The leadup to the conference should have made "getting lost" impossible. Hurricane Sandy wreaked tens of billions of dollars worth of damage on the U.S. east coast in late October. That thrust the issue of climate change into the presidential campaign, as New York City ground to a halt and the Jersey Shore was decimated. The governors of New Jersey, New York and Connecticut are now asking for federal relief aid to the tune of $82 billion.
But climate change's time in the limelight following Sandy lasted only days. By mid-November, President Obama readily acknowledged the political reality that tackling the issues that environmentalists believe are supercharging storms is secondary to the economy.
"There's no doubt that for us to take on climate change in a serious way would involve making some tough political choices," said the president. "And understandably, I think the American people right now have been so focused, and will continue to be focused on our economy and jobs and growth, that if the message is somehow we're going to ignore jobs and growth simply to address climate change, I don't think anybody is going to go for that. I won't go for that."
Still, as Doha kicked off, environmental groups were prepared with a lineup of grim studies on just how far the world has fallen short on its environmental efforts. A study from the Global Carbon Project found that global carbon dioxide emissions hit a record high in 2011 and show no signs of slowing.
"Yet nations around the world, despite a formal treaty pledging to limit warming -- and 20 years of negotiations aimed at putting it into effect -- have shown little appetite for the kinds of controls required to accomplish those stated aims," the New York Times wrote. The Times went on to note that there were no new emissions targets up for discussion at Doha.

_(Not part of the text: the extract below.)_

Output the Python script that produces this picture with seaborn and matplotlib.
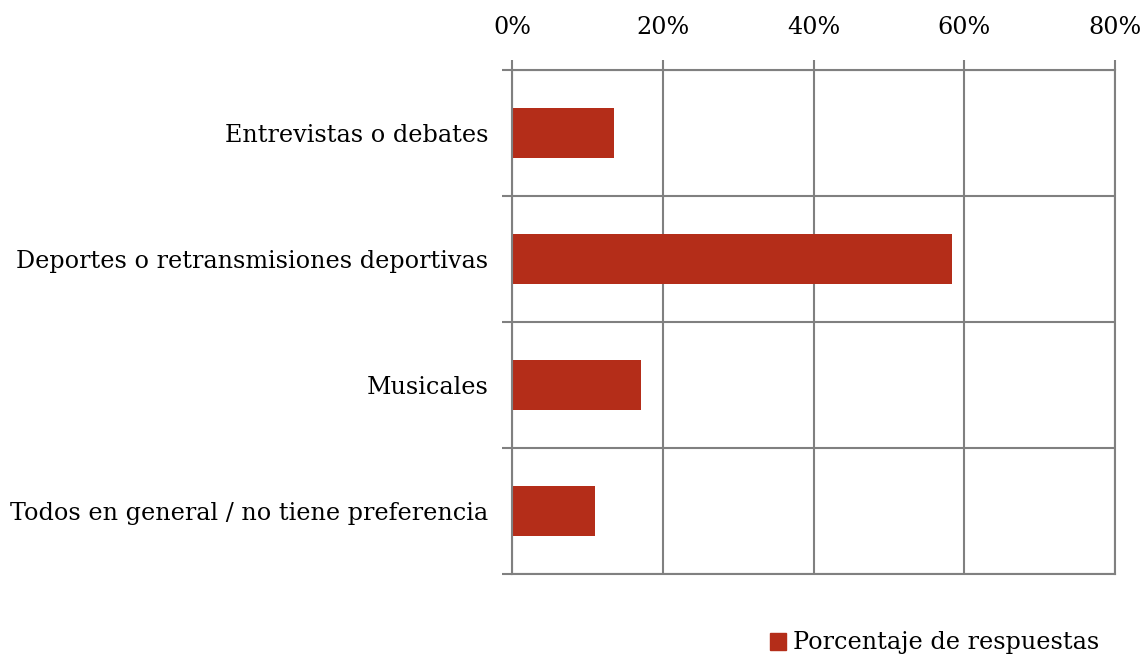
"""
Bar chart: preferred programme types (percentage of answers).
"""

import pandas as pd
import matplotlib.pyplot as plt
from matplotlib.ticker import PercentFormatter, FixedLocator
import seaborn as sns

categories = [
    "Entrevistas o debates",
    "Deportes o retransmisiones deportivas",
    "Musicales",
    "Todos en general / no tiene preferencia",
]
values = [13.5, 58.4, 17.1, 11.0]
series_name = "Porcentaje de respuestas"
x_ticks = [0, 20, 40, 60, 80]

bar_color = "#B42D19"
line_color = "#808080"
font_size = 17.2

sns.set_theme(style="white")
plt.rcParams["font.family"] = ["DejaVu Serif"]
plt.rcParams["text.color"] = "black"
plt.rcParams["xtick.labelcolor"] = "black"
plt.rcParams["ytick.labelcolor"] = "black"

df = pd.DataFrame({
    "Categoria": categories,
    "Valor": values,
    "Serie": [series_name] * len(categories),
})

fig = plt.figure(figsize=(11.46, 6.59), dpi=100)
ax = fig.add_axes([0.4468, 0.129, 0.5262, 0.7648])

sns.barplot(
    data=df,
    x="Valor",
    y="Categoria",
    hue="Serie",
    palette=[bar_color],
    orient="h",
    width=0.4,
    saturation=1,
    linewidth=0,
    legend=True,
    ax=ax,
)

ax.set_xlim(0, 80)
ax.set_ylim(len(categories) - 0.5, -0.5)
ax.xaxis.set_major_locator(FixedLocator(x_ticks))
ax.xaxis.set_major_formatter(PercentFormatter(decimals=0))
ax.xaxis.tick_top()
ax.set_xlabel("")
ax.set_ylabel("")

# category boundaries as horizontal grid lines
ax.yaxis.set_minor_locator(FixedLocator([i - 0.5 for i in range(len(categories) + 1)]))
ax.grid(axis="x", which="major", color=line_color, linewidth=1.5)
ax.grid(axis="y", which="minor", color=line_color, linewidth=1.5)
ax.set_axisbelow(True)

ax.tick_params(axis="x", which="major", direction="out", length=7, width=1.5,
               color=line_color, labelsize=font_size, pad=15, top=True, bottom=False)
ax.tick_params(axis="y", which="major", length=0, labelsize=font_size, pad=17)
ax.tick_params(axis="y", which="minor", direction="out", length=7, width=1.5,
               color=line_color, left=True)

for spine in ax.spines.values():
    spine.set_color(line_color)
    spine.set_linewidth(1.5)

ax.get_legend().remove()
handles = [plt.Rectangle((0, 0), 1, 1, color=bar_color)]
fig.legend(
    handles, [series_name],
    loc="center left",
    bbox_to_anchor=(748 / 1146, 1 - 643 / 659),
    frameon=False,
    fontsize=font_size,
    handlelength=0.7,
    handleheight=0.7,
    handletextpad=0.3,
)

fig.savefig("out.png", dpi=100)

Oil Change International followed with a report showing that the world's largest industrialized countries spend considerably more on fossil-fuel subsidies than on climate change aid. According to the report, 22 of the wealthiest nations offered the oil, coal and gas industries some $58.7 billion in subsidies in 2011, compared with $11.2 billion to climate aid. The U.S., at $13.1 billion, was the top subsidizer of fossil fuel industries.
Three years ago, the U.S. took the lead among the world's wealthiest countries in pledging to provide $100 billion in climate aid by 2020. So far $30 billion has been delivered. Brazil, China and UN Secretary General Ban Ki-moon pressed for details on the plans for the remaining $70 billion in aid during the conference, but no commitments were made.
"The question of whether there's a new commitment that gets announced here isn't the right question," said Jonathan Pershing, the U.S. negotiator, according to Bloomberg. However, he added that if asked whether the world's biggest economy is working on a plan, "the answer is yes."
The United Kingdom was the only developed nation to pledge an additional $2.9 billion for aid beginning in 2013.